__What is required__: Repeat only what lies from the line with "Convert this diagram to TikZ code." to the line with "(locNlabel) at (948,413)", those two lines included, exactly as it stands; omit any images.

<<<<

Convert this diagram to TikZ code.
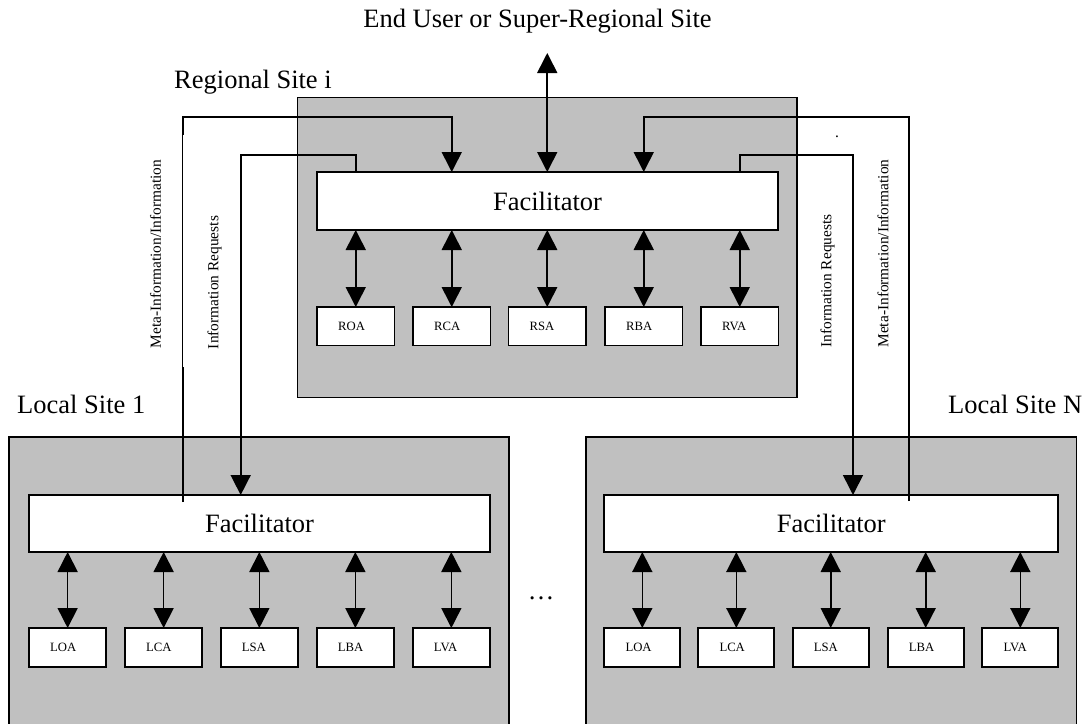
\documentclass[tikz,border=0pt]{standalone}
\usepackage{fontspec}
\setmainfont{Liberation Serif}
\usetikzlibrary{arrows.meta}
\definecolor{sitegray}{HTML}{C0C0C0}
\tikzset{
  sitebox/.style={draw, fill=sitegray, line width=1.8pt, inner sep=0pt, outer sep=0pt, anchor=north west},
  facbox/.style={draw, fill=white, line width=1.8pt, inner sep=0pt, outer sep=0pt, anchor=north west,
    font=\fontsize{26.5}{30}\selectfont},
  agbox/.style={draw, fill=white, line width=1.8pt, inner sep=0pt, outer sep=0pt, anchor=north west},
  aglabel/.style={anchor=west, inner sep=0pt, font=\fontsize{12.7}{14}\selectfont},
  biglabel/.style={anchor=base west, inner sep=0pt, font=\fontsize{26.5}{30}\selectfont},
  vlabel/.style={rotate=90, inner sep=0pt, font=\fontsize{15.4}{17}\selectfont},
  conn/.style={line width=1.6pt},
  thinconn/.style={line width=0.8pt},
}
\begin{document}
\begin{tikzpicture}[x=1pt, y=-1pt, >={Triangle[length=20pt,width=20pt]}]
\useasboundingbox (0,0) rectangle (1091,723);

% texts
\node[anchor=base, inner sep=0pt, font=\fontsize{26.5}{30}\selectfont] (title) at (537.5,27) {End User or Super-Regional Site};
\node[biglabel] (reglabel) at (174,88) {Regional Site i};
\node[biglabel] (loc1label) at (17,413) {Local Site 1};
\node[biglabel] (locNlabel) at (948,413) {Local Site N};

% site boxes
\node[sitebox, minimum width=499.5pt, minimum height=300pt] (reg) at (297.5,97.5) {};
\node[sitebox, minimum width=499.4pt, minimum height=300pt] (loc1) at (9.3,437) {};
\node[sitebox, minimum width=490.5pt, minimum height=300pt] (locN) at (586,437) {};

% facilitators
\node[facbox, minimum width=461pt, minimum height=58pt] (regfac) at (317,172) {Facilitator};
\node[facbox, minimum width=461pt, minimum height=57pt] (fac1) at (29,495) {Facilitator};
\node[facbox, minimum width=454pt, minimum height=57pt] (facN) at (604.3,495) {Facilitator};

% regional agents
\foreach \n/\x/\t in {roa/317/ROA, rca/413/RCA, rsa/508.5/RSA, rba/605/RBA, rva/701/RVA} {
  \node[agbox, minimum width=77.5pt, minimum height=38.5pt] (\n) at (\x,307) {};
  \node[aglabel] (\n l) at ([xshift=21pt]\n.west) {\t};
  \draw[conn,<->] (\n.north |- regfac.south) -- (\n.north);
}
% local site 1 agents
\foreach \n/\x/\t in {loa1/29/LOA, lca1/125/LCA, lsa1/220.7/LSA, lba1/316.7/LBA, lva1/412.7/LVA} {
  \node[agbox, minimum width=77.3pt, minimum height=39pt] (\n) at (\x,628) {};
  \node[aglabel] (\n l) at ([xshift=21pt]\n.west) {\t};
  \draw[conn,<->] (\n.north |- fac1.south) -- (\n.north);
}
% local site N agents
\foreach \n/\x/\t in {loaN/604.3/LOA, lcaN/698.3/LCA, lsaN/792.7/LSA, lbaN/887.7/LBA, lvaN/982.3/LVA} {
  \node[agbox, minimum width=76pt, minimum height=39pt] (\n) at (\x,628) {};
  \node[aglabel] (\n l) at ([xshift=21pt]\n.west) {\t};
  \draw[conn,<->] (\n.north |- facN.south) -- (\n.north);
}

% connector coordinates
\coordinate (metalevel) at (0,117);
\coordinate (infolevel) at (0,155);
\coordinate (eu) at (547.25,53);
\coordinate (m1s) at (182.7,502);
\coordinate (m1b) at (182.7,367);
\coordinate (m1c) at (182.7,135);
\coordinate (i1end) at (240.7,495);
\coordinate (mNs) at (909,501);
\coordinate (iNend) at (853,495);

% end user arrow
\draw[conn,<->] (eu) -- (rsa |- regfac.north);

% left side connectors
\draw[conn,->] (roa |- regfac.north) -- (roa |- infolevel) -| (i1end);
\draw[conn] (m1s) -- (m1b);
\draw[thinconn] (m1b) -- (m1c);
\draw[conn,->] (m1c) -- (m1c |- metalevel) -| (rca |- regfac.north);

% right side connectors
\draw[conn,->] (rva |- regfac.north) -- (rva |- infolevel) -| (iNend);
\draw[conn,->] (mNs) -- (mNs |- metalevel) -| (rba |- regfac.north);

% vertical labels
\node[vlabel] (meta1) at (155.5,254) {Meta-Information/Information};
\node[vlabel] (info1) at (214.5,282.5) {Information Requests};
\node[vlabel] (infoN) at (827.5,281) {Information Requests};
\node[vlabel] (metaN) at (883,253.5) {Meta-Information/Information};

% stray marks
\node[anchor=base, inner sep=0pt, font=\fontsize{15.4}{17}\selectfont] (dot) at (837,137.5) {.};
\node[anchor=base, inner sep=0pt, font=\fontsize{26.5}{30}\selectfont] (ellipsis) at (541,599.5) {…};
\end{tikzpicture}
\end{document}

>>>>
<<<<

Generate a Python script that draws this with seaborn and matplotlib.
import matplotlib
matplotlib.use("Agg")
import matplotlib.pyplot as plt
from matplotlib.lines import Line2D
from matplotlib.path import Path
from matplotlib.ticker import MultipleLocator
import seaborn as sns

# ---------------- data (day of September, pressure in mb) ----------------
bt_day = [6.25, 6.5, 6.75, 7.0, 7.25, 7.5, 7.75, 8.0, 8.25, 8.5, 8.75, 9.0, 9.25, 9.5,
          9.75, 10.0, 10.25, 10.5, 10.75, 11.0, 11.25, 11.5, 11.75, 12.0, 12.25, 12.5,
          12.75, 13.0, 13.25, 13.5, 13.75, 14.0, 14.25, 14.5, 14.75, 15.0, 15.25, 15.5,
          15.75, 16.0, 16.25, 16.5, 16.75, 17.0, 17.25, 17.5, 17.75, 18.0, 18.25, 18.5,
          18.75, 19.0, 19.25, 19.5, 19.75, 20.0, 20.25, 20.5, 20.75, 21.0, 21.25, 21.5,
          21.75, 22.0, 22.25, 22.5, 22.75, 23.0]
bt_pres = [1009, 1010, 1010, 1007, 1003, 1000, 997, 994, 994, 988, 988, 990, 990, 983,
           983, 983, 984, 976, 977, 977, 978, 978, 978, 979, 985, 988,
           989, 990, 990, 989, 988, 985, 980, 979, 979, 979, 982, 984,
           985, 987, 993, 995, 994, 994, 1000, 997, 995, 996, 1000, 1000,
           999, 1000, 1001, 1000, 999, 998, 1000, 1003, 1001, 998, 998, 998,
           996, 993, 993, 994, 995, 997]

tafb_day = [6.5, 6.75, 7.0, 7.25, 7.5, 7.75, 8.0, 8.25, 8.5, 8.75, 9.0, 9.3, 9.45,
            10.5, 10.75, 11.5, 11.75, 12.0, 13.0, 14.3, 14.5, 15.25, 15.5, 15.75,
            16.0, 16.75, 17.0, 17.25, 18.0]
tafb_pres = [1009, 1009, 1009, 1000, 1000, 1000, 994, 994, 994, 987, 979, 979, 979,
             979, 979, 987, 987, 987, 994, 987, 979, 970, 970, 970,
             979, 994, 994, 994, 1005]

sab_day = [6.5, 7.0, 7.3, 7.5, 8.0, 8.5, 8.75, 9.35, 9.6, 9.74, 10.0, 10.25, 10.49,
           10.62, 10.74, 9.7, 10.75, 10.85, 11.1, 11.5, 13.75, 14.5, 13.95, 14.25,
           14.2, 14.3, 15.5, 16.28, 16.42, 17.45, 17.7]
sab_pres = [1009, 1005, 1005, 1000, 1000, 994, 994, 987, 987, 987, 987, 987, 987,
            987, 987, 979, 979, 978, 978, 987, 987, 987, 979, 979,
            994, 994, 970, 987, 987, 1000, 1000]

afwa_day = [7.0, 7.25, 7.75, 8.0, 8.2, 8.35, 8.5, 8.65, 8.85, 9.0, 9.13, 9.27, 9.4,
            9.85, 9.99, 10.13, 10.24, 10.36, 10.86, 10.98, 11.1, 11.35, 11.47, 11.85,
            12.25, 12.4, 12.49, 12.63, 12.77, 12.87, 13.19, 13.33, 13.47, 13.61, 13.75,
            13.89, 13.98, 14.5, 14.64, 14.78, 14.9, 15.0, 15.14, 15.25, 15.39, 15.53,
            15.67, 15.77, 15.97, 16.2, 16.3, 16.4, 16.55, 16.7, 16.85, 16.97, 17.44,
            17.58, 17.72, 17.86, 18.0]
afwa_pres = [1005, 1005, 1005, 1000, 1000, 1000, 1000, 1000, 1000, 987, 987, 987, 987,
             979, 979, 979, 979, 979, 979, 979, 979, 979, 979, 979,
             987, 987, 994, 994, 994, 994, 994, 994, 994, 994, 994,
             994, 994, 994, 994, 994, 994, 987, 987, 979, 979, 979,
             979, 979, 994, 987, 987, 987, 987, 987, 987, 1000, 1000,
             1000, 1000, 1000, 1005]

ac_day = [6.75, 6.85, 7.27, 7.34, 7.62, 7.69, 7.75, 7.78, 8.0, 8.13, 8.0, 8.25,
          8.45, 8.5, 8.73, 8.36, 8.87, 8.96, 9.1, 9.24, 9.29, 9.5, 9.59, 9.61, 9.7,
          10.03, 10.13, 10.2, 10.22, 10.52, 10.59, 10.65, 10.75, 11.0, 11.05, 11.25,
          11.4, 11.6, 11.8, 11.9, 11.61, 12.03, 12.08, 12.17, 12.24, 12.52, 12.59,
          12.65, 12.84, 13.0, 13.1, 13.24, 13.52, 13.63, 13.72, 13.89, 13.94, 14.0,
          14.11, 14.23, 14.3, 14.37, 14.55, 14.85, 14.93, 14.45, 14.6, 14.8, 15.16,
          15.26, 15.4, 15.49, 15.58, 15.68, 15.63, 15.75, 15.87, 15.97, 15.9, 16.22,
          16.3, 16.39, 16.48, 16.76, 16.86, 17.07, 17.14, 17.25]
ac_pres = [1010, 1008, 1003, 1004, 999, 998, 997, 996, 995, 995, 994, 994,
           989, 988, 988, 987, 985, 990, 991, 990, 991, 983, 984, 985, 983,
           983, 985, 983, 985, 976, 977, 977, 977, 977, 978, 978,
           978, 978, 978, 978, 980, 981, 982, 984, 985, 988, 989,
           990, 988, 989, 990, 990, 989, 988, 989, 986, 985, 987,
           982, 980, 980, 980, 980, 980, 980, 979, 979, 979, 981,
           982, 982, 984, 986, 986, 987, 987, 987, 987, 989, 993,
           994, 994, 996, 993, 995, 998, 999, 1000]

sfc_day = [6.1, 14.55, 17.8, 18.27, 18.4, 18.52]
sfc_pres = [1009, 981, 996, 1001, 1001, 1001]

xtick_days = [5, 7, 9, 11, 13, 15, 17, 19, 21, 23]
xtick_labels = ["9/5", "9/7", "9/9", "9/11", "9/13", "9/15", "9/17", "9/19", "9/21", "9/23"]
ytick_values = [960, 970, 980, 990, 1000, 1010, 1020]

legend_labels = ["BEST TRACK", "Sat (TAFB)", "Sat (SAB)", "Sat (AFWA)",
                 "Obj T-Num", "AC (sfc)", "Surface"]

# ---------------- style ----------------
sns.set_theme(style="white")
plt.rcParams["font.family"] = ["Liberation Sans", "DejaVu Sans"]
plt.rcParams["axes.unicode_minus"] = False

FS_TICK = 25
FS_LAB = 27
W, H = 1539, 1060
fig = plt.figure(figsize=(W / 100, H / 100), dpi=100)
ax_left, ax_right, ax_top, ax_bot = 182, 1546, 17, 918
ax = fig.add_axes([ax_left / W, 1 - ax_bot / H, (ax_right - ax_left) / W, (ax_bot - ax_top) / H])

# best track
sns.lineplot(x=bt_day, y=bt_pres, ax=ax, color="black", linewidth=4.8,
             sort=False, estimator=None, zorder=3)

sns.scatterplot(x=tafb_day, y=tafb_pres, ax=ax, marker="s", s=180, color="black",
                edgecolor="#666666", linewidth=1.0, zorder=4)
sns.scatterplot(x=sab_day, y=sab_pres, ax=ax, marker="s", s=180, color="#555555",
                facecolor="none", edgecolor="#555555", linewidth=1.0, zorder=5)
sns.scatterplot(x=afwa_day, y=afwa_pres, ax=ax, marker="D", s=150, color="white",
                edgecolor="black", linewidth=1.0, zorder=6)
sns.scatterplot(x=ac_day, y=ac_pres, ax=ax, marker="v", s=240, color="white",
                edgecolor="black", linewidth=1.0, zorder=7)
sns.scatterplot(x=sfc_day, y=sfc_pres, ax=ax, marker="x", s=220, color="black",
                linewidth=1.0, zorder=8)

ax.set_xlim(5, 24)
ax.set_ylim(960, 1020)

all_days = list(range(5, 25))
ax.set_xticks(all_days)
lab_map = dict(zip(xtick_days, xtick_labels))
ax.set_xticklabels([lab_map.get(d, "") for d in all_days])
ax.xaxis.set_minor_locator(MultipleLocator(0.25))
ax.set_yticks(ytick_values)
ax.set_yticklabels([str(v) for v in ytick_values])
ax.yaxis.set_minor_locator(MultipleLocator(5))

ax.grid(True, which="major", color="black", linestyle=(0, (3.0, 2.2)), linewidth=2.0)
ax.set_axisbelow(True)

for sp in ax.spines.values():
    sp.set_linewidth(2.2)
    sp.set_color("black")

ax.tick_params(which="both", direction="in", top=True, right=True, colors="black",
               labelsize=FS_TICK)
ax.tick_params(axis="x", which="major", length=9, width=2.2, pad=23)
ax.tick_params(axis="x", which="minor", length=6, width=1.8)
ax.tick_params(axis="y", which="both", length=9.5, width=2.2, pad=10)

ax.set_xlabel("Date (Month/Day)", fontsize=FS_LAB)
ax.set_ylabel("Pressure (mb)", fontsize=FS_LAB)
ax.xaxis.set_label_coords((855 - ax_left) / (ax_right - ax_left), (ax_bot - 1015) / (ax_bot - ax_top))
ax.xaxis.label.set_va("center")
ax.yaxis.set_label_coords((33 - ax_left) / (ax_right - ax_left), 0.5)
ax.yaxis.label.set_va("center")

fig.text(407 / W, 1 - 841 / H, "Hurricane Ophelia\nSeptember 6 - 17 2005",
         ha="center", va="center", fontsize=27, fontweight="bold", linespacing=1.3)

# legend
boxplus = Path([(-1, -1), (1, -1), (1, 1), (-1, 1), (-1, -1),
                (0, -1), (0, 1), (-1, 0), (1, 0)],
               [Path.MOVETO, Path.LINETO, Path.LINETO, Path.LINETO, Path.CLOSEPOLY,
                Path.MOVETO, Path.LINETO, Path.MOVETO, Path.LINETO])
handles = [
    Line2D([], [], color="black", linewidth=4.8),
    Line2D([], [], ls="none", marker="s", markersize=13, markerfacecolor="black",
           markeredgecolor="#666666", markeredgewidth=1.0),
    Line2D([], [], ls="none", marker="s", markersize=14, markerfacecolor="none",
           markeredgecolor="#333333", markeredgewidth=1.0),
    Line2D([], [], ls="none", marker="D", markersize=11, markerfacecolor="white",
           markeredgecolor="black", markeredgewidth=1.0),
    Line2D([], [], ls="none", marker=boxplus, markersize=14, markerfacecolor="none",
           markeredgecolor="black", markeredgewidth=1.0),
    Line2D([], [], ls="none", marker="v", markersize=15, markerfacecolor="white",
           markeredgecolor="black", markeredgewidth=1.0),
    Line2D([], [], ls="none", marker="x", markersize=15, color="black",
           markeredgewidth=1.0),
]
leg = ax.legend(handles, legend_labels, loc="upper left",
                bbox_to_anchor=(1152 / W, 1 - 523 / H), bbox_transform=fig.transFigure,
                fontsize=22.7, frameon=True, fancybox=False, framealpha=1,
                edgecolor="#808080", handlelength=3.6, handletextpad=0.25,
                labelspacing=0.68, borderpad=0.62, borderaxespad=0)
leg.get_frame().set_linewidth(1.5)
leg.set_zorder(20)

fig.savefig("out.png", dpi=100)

>>>>
<<<<

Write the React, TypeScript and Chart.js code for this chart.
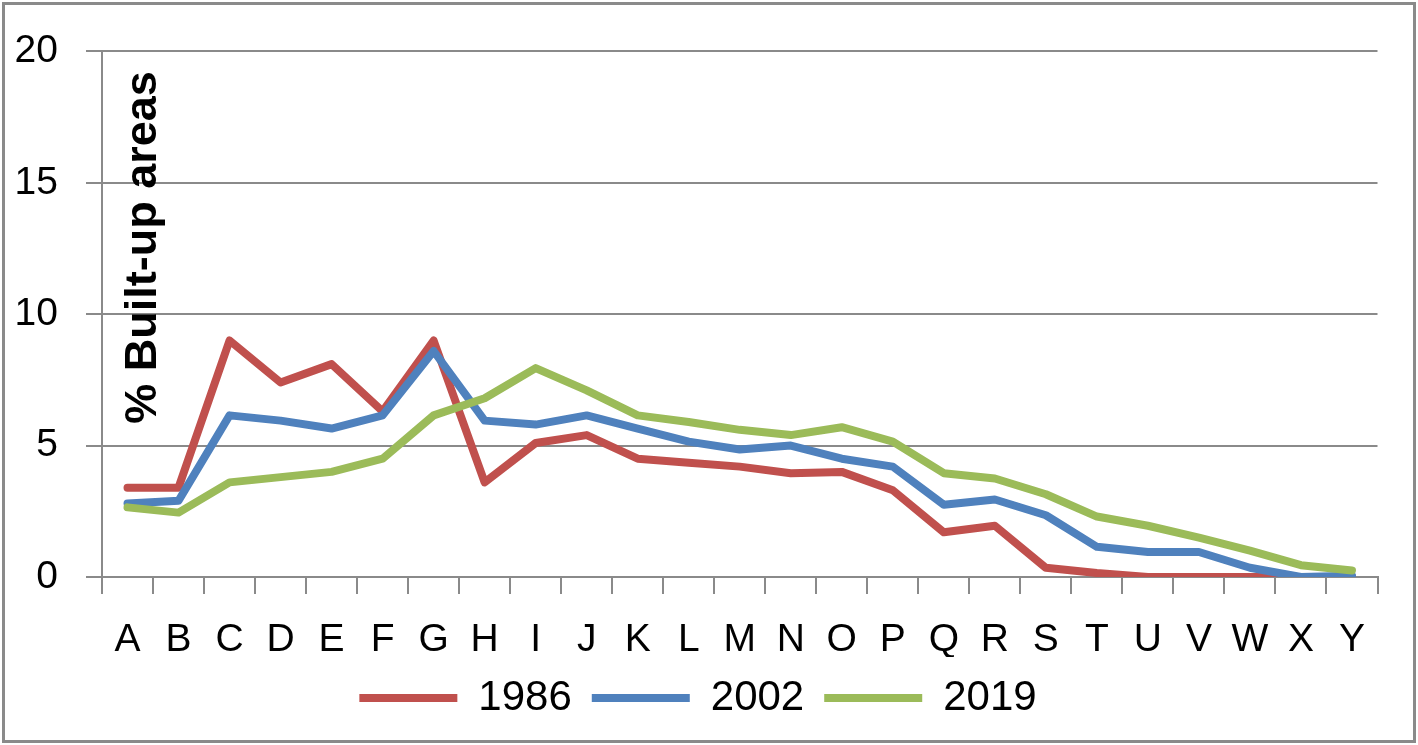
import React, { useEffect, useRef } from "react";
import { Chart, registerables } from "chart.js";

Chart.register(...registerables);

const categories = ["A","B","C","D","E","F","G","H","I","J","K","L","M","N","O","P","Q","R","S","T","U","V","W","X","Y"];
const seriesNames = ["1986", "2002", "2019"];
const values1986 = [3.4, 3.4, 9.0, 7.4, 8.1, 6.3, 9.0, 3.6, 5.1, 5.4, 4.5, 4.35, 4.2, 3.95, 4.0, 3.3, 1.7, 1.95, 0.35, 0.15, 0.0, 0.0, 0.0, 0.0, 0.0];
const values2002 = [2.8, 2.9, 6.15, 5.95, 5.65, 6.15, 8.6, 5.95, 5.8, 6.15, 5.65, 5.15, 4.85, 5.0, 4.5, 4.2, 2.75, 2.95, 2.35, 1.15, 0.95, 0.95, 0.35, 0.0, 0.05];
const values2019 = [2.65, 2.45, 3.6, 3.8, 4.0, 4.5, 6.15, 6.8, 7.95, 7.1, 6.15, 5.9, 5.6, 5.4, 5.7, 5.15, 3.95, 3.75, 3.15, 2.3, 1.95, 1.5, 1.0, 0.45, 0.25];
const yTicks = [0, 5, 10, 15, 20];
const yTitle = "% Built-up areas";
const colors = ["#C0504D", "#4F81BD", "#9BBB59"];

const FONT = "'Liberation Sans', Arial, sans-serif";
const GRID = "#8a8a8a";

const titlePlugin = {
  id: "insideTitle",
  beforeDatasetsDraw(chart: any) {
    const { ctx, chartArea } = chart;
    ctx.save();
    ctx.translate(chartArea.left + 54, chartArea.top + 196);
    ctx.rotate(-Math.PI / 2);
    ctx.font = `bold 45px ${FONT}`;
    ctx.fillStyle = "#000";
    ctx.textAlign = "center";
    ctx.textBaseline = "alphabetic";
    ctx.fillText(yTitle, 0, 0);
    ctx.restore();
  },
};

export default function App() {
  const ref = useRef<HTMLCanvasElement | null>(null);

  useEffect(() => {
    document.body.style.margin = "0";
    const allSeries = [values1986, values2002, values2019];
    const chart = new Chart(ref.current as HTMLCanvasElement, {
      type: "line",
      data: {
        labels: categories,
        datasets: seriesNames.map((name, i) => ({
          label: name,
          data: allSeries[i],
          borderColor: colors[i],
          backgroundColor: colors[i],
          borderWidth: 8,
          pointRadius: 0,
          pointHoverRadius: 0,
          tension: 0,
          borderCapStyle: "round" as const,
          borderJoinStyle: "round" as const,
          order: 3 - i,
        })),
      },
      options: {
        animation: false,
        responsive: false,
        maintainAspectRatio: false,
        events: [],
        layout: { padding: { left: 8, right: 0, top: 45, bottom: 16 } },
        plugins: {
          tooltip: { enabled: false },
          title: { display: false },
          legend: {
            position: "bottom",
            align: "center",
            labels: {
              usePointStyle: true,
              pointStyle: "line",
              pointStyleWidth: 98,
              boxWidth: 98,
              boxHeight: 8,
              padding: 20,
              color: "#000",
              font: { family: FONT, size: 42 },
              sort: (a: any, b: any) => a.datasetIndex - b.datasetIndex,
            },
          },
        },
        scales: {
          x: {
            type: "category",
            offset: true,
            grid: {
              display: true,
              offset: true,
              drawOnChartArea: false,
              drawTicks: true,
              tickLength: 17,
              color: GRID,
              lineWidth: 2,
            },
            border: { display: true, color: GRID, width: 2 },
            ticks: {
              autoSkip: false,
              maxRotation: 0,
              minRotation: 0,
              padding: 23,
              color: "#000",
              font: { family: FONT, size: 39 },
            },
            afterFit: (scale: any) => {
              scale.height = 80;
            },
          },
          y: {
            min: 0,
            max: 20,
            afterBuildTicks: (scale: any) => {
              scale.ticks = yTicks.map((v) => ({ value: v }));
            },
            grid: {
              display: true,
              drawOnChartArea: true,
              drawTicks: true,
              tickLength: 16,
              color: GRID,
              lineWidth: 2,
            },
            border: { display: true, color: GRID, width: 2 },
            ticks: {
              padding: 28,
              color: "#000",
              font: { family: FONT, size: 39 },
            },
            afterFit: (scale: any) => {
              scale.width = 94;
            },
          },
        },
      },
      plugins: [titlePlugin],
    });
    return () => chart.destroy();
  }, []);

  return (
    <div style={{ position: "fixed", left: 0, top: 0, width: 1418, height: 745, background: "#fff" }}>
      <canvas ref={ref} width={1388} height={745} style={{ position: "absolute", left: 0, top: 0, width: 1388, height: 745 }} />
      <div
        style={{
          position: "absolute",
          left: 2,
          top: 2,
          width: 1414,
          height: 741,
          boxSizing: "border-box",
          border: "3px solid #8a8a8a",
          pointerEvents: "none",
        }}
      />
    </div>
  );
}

>>>>

__Task solution__:
Convert this diagram to TikZ code.
\documentclass[tikz,border=0pt]{standalone}
\usepackage{fontspec}
\setmainfont{Liberation Serif}
\usetikzlibrary{arrows.meta}
\definecolor{sitegray}{HTML}{C0C0C0}
\tikzset{
  sitebox/.style={draw, fill=sitegray, line width=1.8pt, inner sep=0pt, outer sep=0pt, anchor=north west},
  facbox/.style={draw, fill=white, line width=1.8pt, inner sep=0pt, outer sep=0pt, anchor=north west,
    font=\fontsize{26.5}{30}\selectfont},
  agbox/.style={draw, fill=white, line width=1.8pt, inner sep=0pt, outer sep=0pt, anchor=north west},
  aglabel/.style={anchor=west, inner sep=0pt, font=\fontsize{12.7}{14}\selectfont},
  biglabel/.style={anchor=base west, inner sep=0pt, font=\fontsize{26.5}{30}\selectfont},
  vlabel/.style={rotate=90, inner sep=0pt, font=\fontsize{15.4}{17}\selectfont},
  conn/.style={line width=1.6pt},
  thinconn/.style={line width=0.8pt},
}
\begin{document}
\begin{tikzpicture}[x=1pt, y=-1pt, >={Triangle[length=20pt,width=20pt]}]
\useasboundingbox (0,0) rectangle (1091,723);

% texts
\node[anchor=base, inner sep=0pt, font=\fontsize{26.5}{30}\selectfont] (title) at (537.5,27) {End User or Super-Regional Site};
\node[biglabel] (reglabel) at (174,88) {Regional Site i};
\node[biglabel] (loc1label) at (17,413) {Local Site 1};
\node[biglabel] (locNlabel) at (948,413) {Local Site N};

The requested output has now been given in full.